Directed by Tom Laughlin
Produced by Frank Capra, Jr.
Written by Tom Laughlin & Delores Taylor
See, it’s one thing when Billy Jack (Tom Laughlin) goes into a two or three minute monologue about how he’s gonna kick ass and takes his time removing his socks and boots before doing so. Given the conventions of an action movie, we go along with it for the purposes of suspending our disbelief for the duration of the time we are willing inhabit this fictional universe. But when we have JEAN ROBERTS (Delores Taylor) also going into the ritual of removing her socks and boots before kicking ass…well, you done lost me.
And don’t get me wrong. We have seen in the previous movie; “The Trial of Billy Jack” that Jean has been studying hapkido under the tutelage of Bong Soo Han himself, renowned as the ‘Father of Hapkido.’ So I would expect that between that movie and this she has achieved a level of proficiency where she can certainly handle herself if attacked. But removing off her socks and boots while her opponents, all of them trained CIA killers who have knives in their hands assigned to kill her but patiently wait for her to get herself ready to beat their asses…nah.
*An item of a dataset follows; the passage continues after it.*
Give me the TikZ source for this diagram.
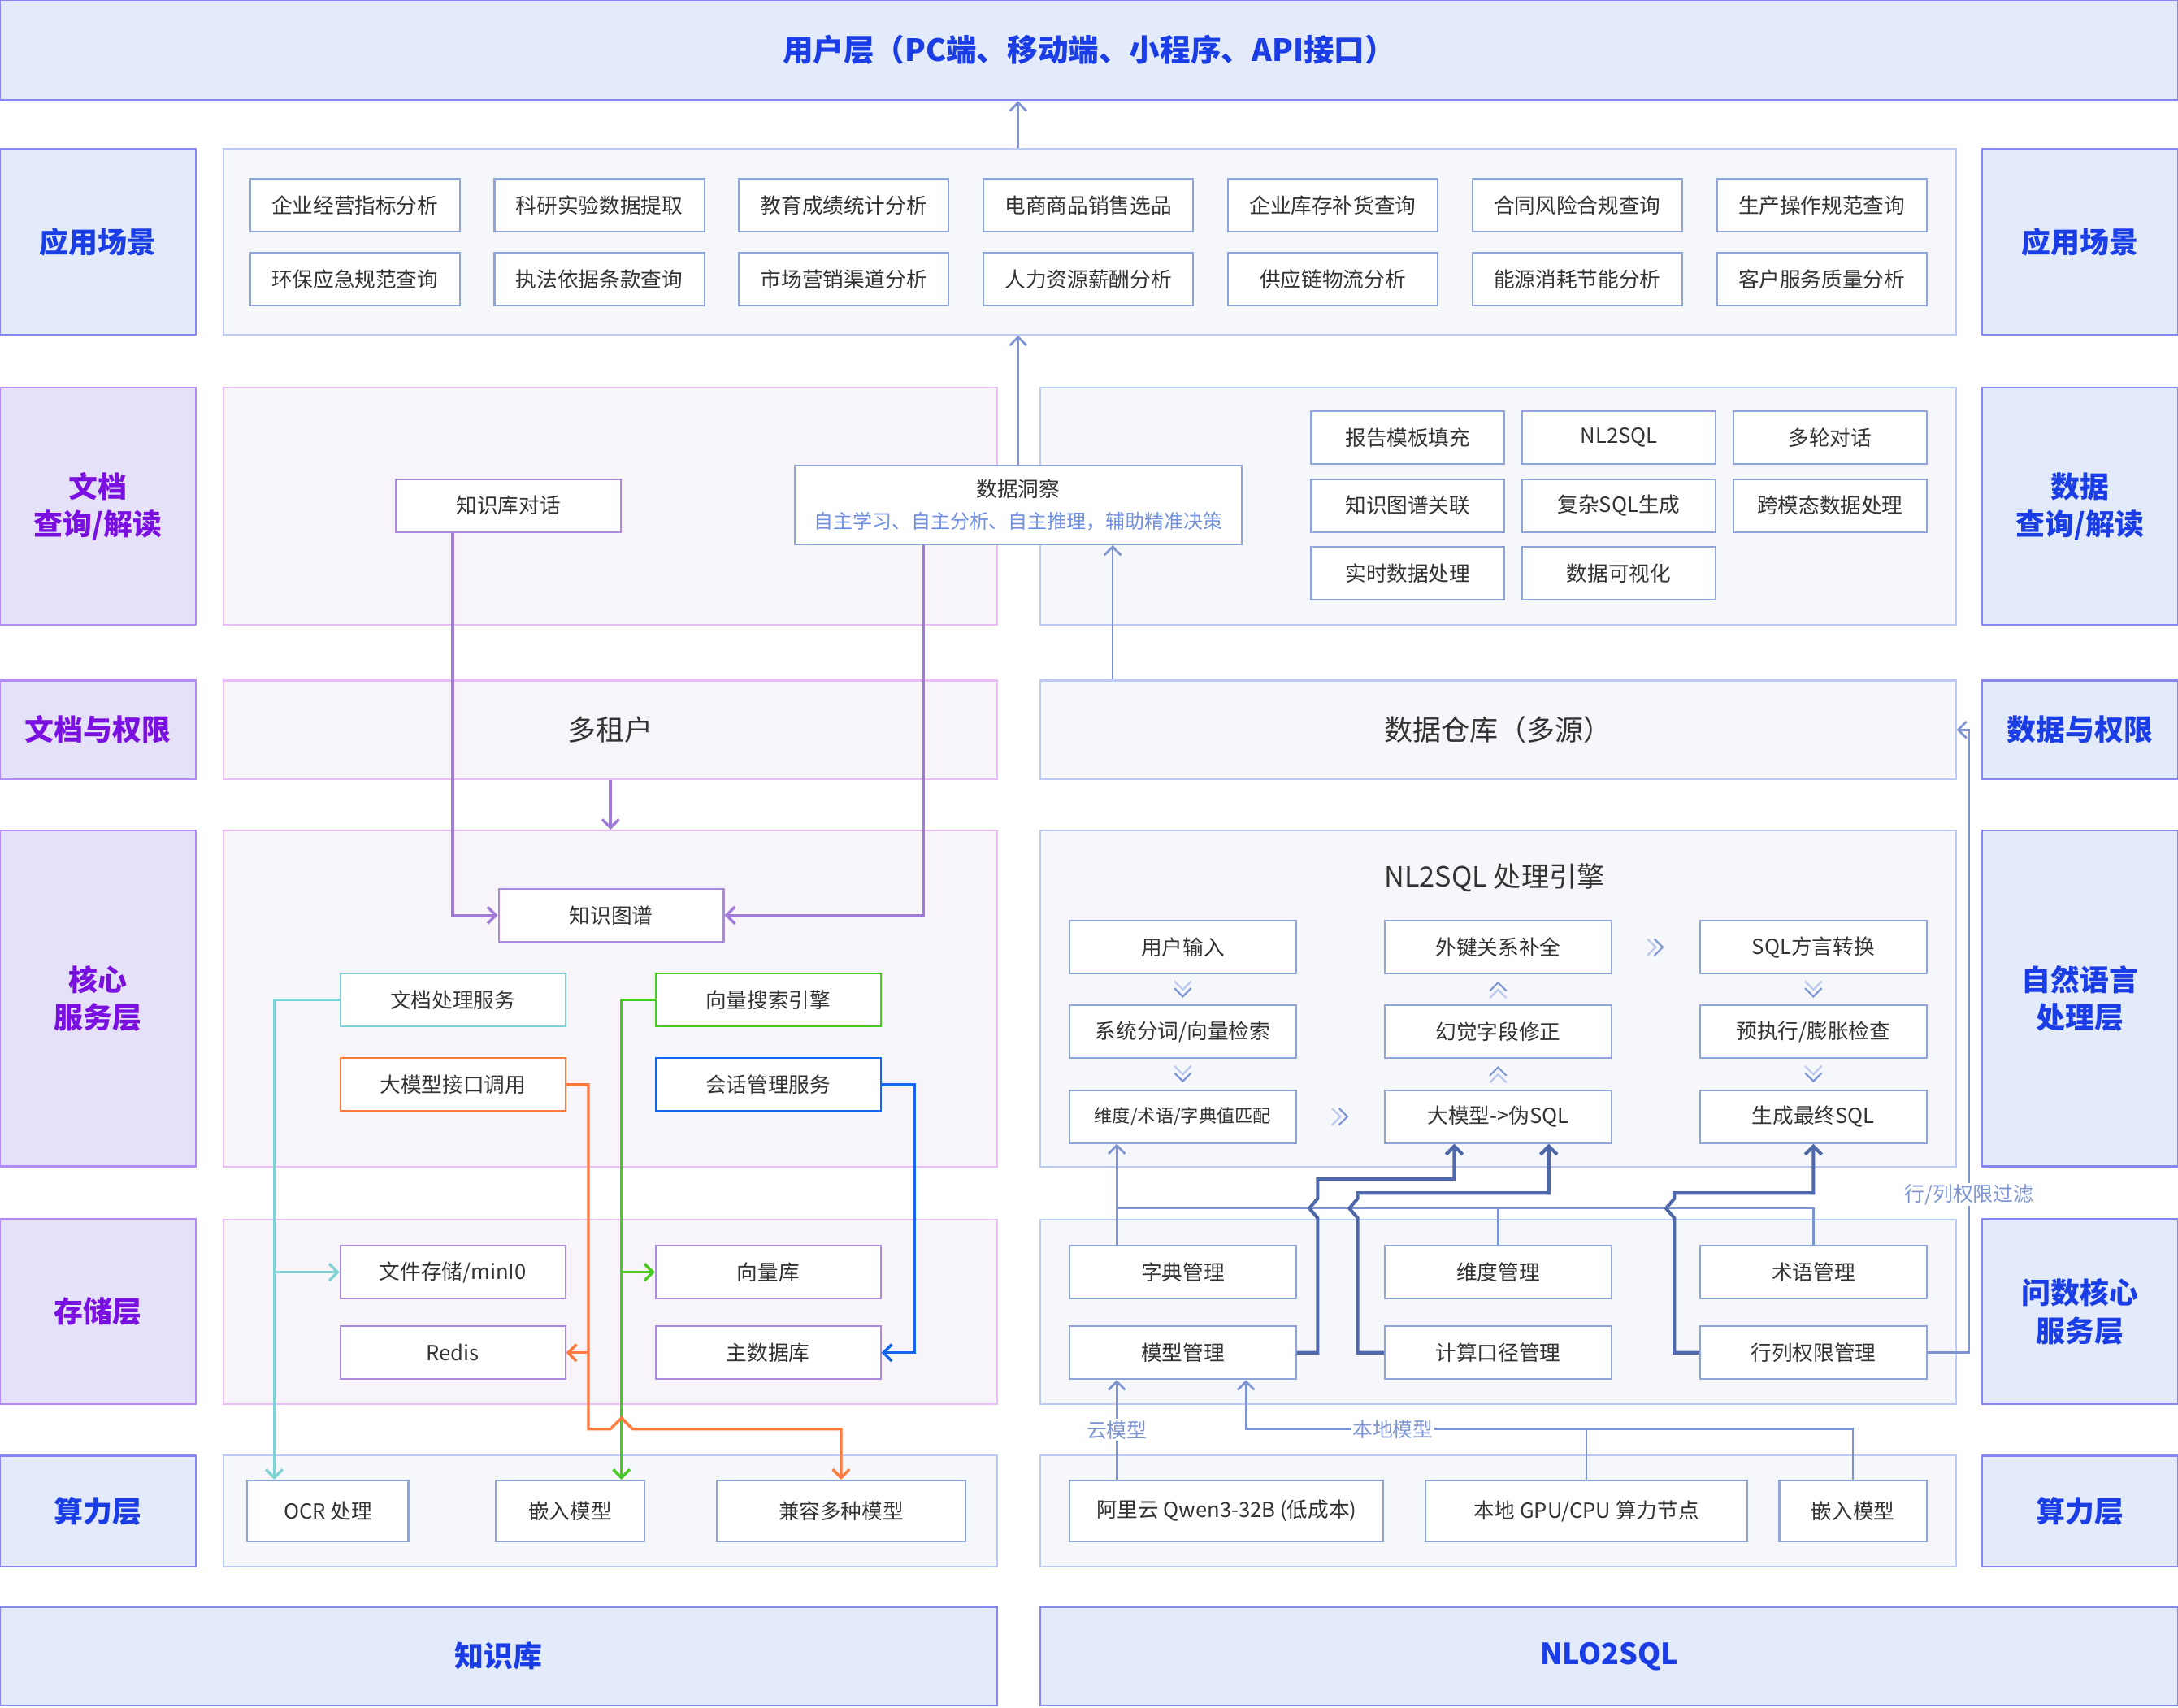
\documentclass[tikz,border=0pt]{standalone}
\usepackage{fontspec}
\setmainfont{Noto Sans CJK SC}
\usetikzlibrary{arrows.meta,calc}

\definecolor{sidefill}{HTML}{E3EBFA}
\definecolor{sideline}{HTML}{8787F3}
\definecolor{sidetext}{HTML}{1A3DE6}
\definecolor{purpfill}{HTML}{E5E1F8}
\definecolor{purpline}{HTML}{B28BF7}
\definecolor{purptext}{HTML}{7A10E0}
\definecolor{panelfill}{HTML}{F5F7FA}
\definecolor{panelline}{HTML}{BACAF4}
\definecolor{pinkfill}{HTML}{F7F5FA}
\definecolor{pinkline}{HTML}{EBBDF7}
\definecolor{itemline}{HTML}{8FA5DA}
\definecolor{itempurp}{HTML}{AC8ADB}
\definecolor{textgray}{HTML}{333333}
\definecolor{subblue}{HTML}{6F8FE0}
\definecolor{linkblue}{HTML}{7D94D0}
\definecolor{darklink}{HTML}{4F68A9}
\definecolor{kgpurp}{HTML}{A07AD8}
\definecolor{cyanlink}{HTML}{7FD2D4}
\definecolor{orangelink}{HTML}{FF7A3C}
\definecolor{greenlink}{HTML}{46CC1E}
\definecolor{bluelink}{HTML}{1466F0}
\definecolor{chevlight}{HTML}{BCC9EC}
\definecolor{chevdark}{HTML}{7F97D4}

\tikzset{
  sidebox/.style={draw=sideline,fill=sidefill,line width=1.5pt,text=sidetext,
    font=\fontsize{21}{27}\selectfont\bfseries,align=center,inner sep=0pt,minimum width=141pt},
  purpbox/.style={sidebox,draw=purpline,fill=purpfill,text=purptext},
  panel/.style={draw=panelline,fill=panelfill,line width=1.2pt,inner sep=0pt,
    text=textgray,font=\fontsize{20.5}{24}\selectfont},
  pinkpanel/.style={panel,draw=pinkline,fill=pinkfill},
  item/.style={draw=itemline,fill=white,line width=1.2pt,text=textgray,
    font=\fontsize{15}{23}\selectfont,minimum height=38pt,inner sep=0pt},
  pitem/.style={item,draw=itempurp},
  tip/.style={-{Straight Barb[length=6pt,width=12pt]}},
  link/.style={linkblue,line width=1.6pt},
  darkline/.style={darklink,line width=2.4pt},
  flabel/.style={fill=white,text=linkblue,font=\fontsize{14.5}{17}\selectfont,inner sep=1pt},
  chevs/.pic={
    \draw[chevlight,line width=1.3pt] (-6,-6) -- (0,0) -- (6,-6);
    \draw[chevdark,line width=1.3pt] (-6,-1) -- (0,5) -- (6,-1);
  }
}

\begin{document}
\begin{tikzpicture}[x=1pt,y=-1pt]
  \useasboundingbox (0,0) rectangle (1568,1229.3);

  % top and bottom bars
  \node[sidebox,minimum width=1568pt,minimum height=72pt,font=\fontsize{22}{27}\selectfont\bfseries] (user) at (784,36) {用户层（PC端、移动端、小程序、API接口）};
  \node[sidebox,minimum width=718pt,minimum height=71pt] (kb) at (359,1192.5) {知识库};
  \node[sidebox,minimum width=819pt,minimum height=71pt] (nlo) at (1158.5,1192.5) {NLO2SQL};

  % side labels
  \node[sidebox,minimum height=134pt] (app_l) at (70.5,174) {应用场景};
  \node[sidebox,minimum height=134pt] (app_r) at (1497.5,174) {应用场景};
  \node[purpbox,minimum height=171pt] (doc_l) at (70.5,364.5) {文档\\查询/解读};
  \node[sidebox,minimum height=171pt] (data_r) at (1497.5,364.5) {数据\\查询/解读};
  \node[purpbox,minimum height=71pt] (perm_l) at (70.5,525.5) {文档与权限};
  \node[sidebox,minimum height=71pt] (perm_r) at (1497.5,525.5) {数据与权限};
  \node[purpbox,minimum height=242pt] (core_l) at (70.5,719) {核心\\服务层};
  \node[sidebox,minimum height=242pt] (nlp_r) at (1497.5,719) {自然语言\\处理层};
  \node[purpbox,minimum height=133pt] (store_l) at (70.5,944.5) {存储层};
  \node[sidebox,minimum height=133pt] (svc_r) at (1497.5,944.5) {问数核心\\服务层};
  \node[sidebox,minimum height=80pt] (comp_l) at (70.5,1088) {算力层};
  \node[sidebox,minimum height=80pt] (comp_r) at (1497.5,1088) {算力层};

  % panels
  \node[panel,minimum width=1247pt,minimum height=134pt] (app_panel) at (784.5,174) {};
  \node[pinkpanel,minimum width=557pt,minimum height=171pt] (doc_panel) at (439.5,364.5) {};
  \node[panel,minimum width=659pt,minimum height=171pt] (data_panel) at (1078.5,364.5) {};
  \node[pinkpanel,minimum width=557pt,minimum height=71pt] (tenant) at (439.5,525.5) {多租户};
  \node[panel,minimum width=659pt,minimum height=71pt] (warehouse) at (1078.5,525.5) {数据仓库（多源）};
  \node[pinkpanel,minimum width=557pt,minimum height=242pt] (core_panel) at (439.5,719) {};
  \node[panel,minimum width=659pt,minimum height=242pt] (engine_panel) at (1078.5,719) {};
  \node[pinkpanel,minimum width=557pt,minimum height=133pt] (store_panel) at (439.5,944.5) {};
  \node[panel,minimum width=659pt,minimum height=133pt] (svc_panel) at (1078.5,944.5) {};
  \node[panel,minimum width=557pt,minimum height=80pt] (comp_panel_l) at (439.5,1088) {};
  \node[panel,minimum width=659pt,minimum height=80pt] (comp_panel_r) at (1078.5,1088) {};

  % application scenes
  \foreach \t [count=\i] in {企业经营指标分析,科研实验数据提取,教育成绩统计分析,电商商品销售选品,企业库存补货查询,合同风险合规查询,生产操作规范查询}
    \node[item,minimum width=151pt] (app1_\i) at ({79.5+176*\i},148) {\t};
  \foreach \t [count=\i] in {环保应急规范查询,执法依据条款查询,市场营销渠道分析,人力资源薪酬分析,供应链物流分析,能源消耗节能分析,客户服务质量分析}
    \node[item,minimum width=151pt] (app2_\i) at ({79.5+176*\i},201) {\t};

  % query / interpretation
  \node[pitem,minimum width=162pt] (kbchat) at (366,364) {知识库对话};
  \node[item,minimum width=322pt,minimum height=57pt,align=center] (insight) at (733,363.5)
    {数据洞察\\{\color{subblue}\fontsize{14}{17}\selectfont 自主学习、自主分析、自主推理，辅助精准决策}};
  \node[item,minimum width=139pt] (dq1) at (1013.5,315) {报告模板填充};
  \node[item,minimum width=139pt] (dq2) at (1165.5,315) {NL2SQL};
  \node[item,minimum width=139pt] (dq3) at (1317.5,315) {多轮对话};
  \node[item,minimum width=139pt] (dq4) at (1013.5,364) {知识图谱关联};
  \node[item,minimum width=139pt] (dq5) at (1165.5,364) {复杂SQL生成};
  \node[item,minimum width=139pt] (dq6) at (1317.5,364) {跨模态数据处理};
  \node[item,minimum width=139pt] (dq7) at (1013.5,413) {实时数据处理};
  \node[item,minimum width=139pt] (dq8) at (1165.5,413) {数据可视化};

  % core services
  \node[pitem,minimum width=162pt] (kg) at (440,659) {知识图谱};
  \node[item,draw=cyanlink,minimum width=162pt] (docsvc) at (326,720) {文档处理服务};
  \node[item,draw=orangelink,minimum width=162pt] (llmapi) at (326,781) {大模型接口调用};
  \node[item,draw=greenlink,minimum width=162pt] (vecsearch) at (553,720) {向量搜索引擎};
  \node[item,draw=bluelink,minimum width=162pt] (session) at (553,781) {会话管理服务};

  \node[text=textgray,font=\fontsize{20}{24}\selectfont] (engine_title) at (1076,632) {NL2SQL 处理引擎};
  \begin{scope}[every node/.style={item,minimum width=163pt}]
    \node (e11) at (851.5,682) {用户输入};
    \node (e12) at (851.5,743) {系统分词/向量检索};
    \node[font=\fontsize{13}{16}\selectfont] (e13) at (851.5,804) {维度/术语/字典值匹配};
    \node (e21) at (1078.5,682) {外键关系补全};
    \node (e22) at (1078.5,743) {幻觉字段修正};
    \node (e23) at (1078.5,804) {大模型->伪SQL};
    \node (e31) at (1305.5,682) {SQL方言转换};
    \node (e32) at (1305.5,743) {预执行/膨胀检查};
    \node (e33) at (1305.5,804) {生成最终SQL};
  \end{scope}
  \pic at ($(e11.south)!.5!(e12.north)$) {chevs};
  \pic at ($(e12.south)!.5!(e13.north)$) {chevs};
  \pic[rotate=90] at ($(e13.east)!.5!(e23.west)$) {chevs};
  \pic[rotate=180] at ($(e23.north)!.5!(e22.south)$) {chevs};
  \pic[rotate=180] at ($(e22.north)!.5!(e21.south)$) {chevs};
  \pic[rotate=90] at ($(e21.east)!.5!(e31.west)$) {chevs};
  \pic at ($(e31.south)!.5!(e32.north)$) {chevs};
  \pic at ($(e32.south)!.5!(e33.north)$) {chevs};

  % storage
  \node[pitem,minimum width=162pt] (filestore) at (326,916) {文件存储/minI0};
  \node[pitem,minimum width=162pt] (redis) at (326,974) {Redis};
  \node[pitem,minimum width=162pt] (vecdb) at (553,916) {向量库};
  \node[pitem,minimum width=162pt] (maindb) at (553,974) {主数据库};
  \node[item,minimum width=163pt] (dict) at (851.5,916) {字典管理};
  \node[item,minimum width=163pt] (dim) at (1078.5,916) {维度管理};
  \node[item,minimum width=163pt] (term) at (1305.5,916) {术语管理};
  \node[item,minimum width=163pt] (modelmgmt) at (851.5,974) {模型管理};
  \node[item,minimum width=163pt] (metric) at (1078.5,974) {计算口径管理};
  \node[item,minimum width=163pt] (rowperm) at (1305.5,974) {行列权限管理};

  % compute
  \node[item,minimum width=116pt,minimum height=44pt] (ocr) at (236,1088) {OCR 处理};
  \node[item,minimum width=107pt,minimum height=44pt] (embed_l) at (410.5,1088) {嵌入模型};
  \node[item,minimum width=179pt,minimum height=44pt] (multi) at (605.5,1088) {兼容多种模型};
  \node[item,minimum width=226pt,minimum height=44pt] (qwen) at (883,1088) {阿里云 Qwen3-32B (低成本)};
  \node[item,minimum width=232pt,minimum height=44pt] (local) at (1142,1088) {本地 GPU/CPU 算力节点};
  \node[item,minimum width=106pt,minimum height=44pt] (embed_r) at (1334,1088) {嵌入模型};

  % connectors, upper part
  \draw[link,tip] (app_panel.north -| insight) -- (user.south -| insight);
  \draw[link,tip] (insight.north) -- (insight.north |- app_panel.south);
  \draw[link,tip] ([xshift=68pt]insight.south |- warehouse.north) -- ([xshift=68pt]insight.south);
  \draw[kgpurp,line width=2pt,tip] (tenant.south) -- (tenant.south |- core_panel.north);
  \draw[kgpurp,line width=2pt,tip] ([xshift=-40pt]kbchat.south) |- (kg.west);
  \draw[kgpurp,line width=2pt,tip] ([xshift=-68pt]insight.south) |- (kg.east);

  % connectors, knowledge base side
  \draw[cyanlink,line width=2pt,tip] (docsvc.west) -- ++(-47,0) coordinate (cy_bend) -- (cy_bend |- ocr.north);
  \draw[cyanlink,line width=2pt,tip] (cy_bend |- filestore.west) -- (filestore.west);
  \draw[greenlink,line width=2pt,tip] (vecsearch.west) -- ++(-24,0) coordinate (gr_bend) -- (gr_bend |- embed_l.north);
  \draw[greenlink,line width=2pt,tip] (gr_bend |- vecdb.west) -- (vecdb.west);
  \coordinate (or_hop) at (gr_bend |- 0,1029);
  \draw[orangelink,line width=2pt,tip] (llmapi.east) -- ++(16,0) coordinate (or_bend) -- (or_bend |- or_hop)
    -- ([xshift=-8pt]or_hop) -- ([yshift=8pt]or_hop) -- ([xshift=8pt]or_hop) -- (or_hop -| multi.north) -- (multi.north);
  \draw[orangelink,line width=2pt,tip] (or_bend |- redis.east) -- (redis.east);
  \draw[bluelink,line width=2pt,tip] (session.east) -- ++(24,0) |- (maindb.east);

  % connectors, NL2SQL side
  \coordinate (bus_y) at (0,870);
  \draw[link,tip] ([xshift=-47.5pt]dict.north) -- ([xshift=-47.5pt]e13.south);
  \draw[link] ([xshift=-47.5pt]dict.north |- bus_y) -| (term.north);
  \draw[link] (dim.north) -- (dim.north |- bus_y);
  \draw[darkline,tip] (modelmgmt.east) -- ++(15,0) coordinate (d1) -- (d1 |- 0,877) -- ++(-6,-7) -- ++(6,-7)
    -- (d1 |- 0,849) -| ([xshift=-31.5pt]e23.south);
  \draw[darkline,tip] (metric.west) -- ++(-19,0) coordinate (d2) -- (d2 |- 0,877) -- ++(-6,-7) -- ++(6,-7)
    -- (d2 |- 0,859) -| ([xshift=36.5pt]e23.south);
  \draw[darkline,tip] (rowperm.west) -- ++(-18,0) coordinate (d3) -- (d3 |- 0,877) -- ++(-6,-7) -- ++(6,-7)
    -- (d3 |- 0,859) -| (e33.south);
  \draw[link,tip] (rowperm.east) -- ++(30,0) coordinate (pf) |- (warehouse.east);
  \node[flabel] (perm_lbl) at (pf |- 0,860) {行/列权限过滤};

  \draw[link,tip] ([xshift=-79pt]qwen.north) -- ([xshift=-47.5pt]modelmgmt.south) node[flabel,midway] (cloud_lbl) {云模型};
  \draw[link] (local.north) -- (local.north |- 0,1029);
  \draw[link,tip] (embed_r.north) -- (embed_r.north |- 0,1029) -| ([xshift=45.5pt]modelmgmt.south)
    node[flabel,pos=0.379] (local_lbl) {本地模型};

\end{tikzpicture}
\end{document}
But then again, this isn’t the first improbable thing that BILLY JACK GOES TO WASHINGTON wants us to accept. For many years this was the red-headed stepchild of the “Billy Jack” franchise. It only had a very limited theatrical release and really has only enjoyed a wide viewing availability on DVD and via cable/satellite channels such as The Sony Movie Channel which is where I saw it. And for good reason. Whereas “Billy Jack” is a supremely good movie to watch and “The Trial of Billy Jack” is worth watching if you know what you’re getting into, BILLY JACK GOES TO WASHINGTON is worth forgetting.
Through a series of events that are far too complicated for me to relate here in this review as I try and hold them down to a thousand words or less, Billy Jack is appointed a United States Senator to fill out the term of a Senator that has died. Billy Jack quickly decides to use his new found power to propose a bill to fund a national youth camp. Unfortunately for him that land has already been earmarked by the D.C. power elite for a nuclear power plant. Billy Jack counts on the help of an old family friend, Senator Joseph Paine (E.G. Marshall) to achieve this goal but Paine is under the control of Mr. Bailey (Sam Wanamaker) who holds no political office but does hold the balls of Senators and Congressmen in his pocket.
Billy Jack refuses to play political ball and decides to take to the Senate floor to get his message out. In a stirring filibuster in which we see that Tom Laughlin tries his best to invoke the spirit of Jimmy Stewart and grab an Academy Award attempts to save his youth camp and expose the evils of Big Corporation.
Now, don’t get me wrong…I fully understand that all of Tom Laughlin’s Billy Jack movies are his platform for his political views. And in the case of “Billy Jack” and even “The Trial of Billy Jack” I appreciate and understand what he did. Especially in the the case of “Billy Jack” which is a pretty damn good movie when taken on its own terms. But this movie? MEH.
My recommendation? Watch “Born Losers” “Billy Jack” and “The Trial of Billy Jack” and leave it at that. There’s an excellent reason why BILLY JACK GOES TO WASHINGTON was unseen for many years and it’s the best reason of all. It’s not a good movie. Even though it boasts A-List actors such as E.G. Marshall, Sam Wanamaker and Pat O’Brien it also give the spotlight to Lucie Arnaz. And in this movie she demonstrates that she has neither the looks nor talent of her parents and we can easily see why she never had a career to equal theirs.
But Tom Laughlin and Delores Taylor are always watchable. They are these characters and that gives them a reality that’s worth watching. I did enjoy seeing Teresa Laughlin as Carol as I like seeing how that character has grown and developed from a folk-song singing kid in “Billy Jack” to being Jean’s unofficial second-in-command to the point that there are a couple of times in the movie where Billy Jack asks for her opinion instead of Jean’s.
But I can’t recommend BILLY JACK GOES TO WASHINGTON as entertainment unless you seen all the other “Billy Jack” movies and just want to complete the series. It’s too blatant an attempt to cram the political views of Laughlin and Taylor into their fiction and I can’t endorse the movie as entertainment.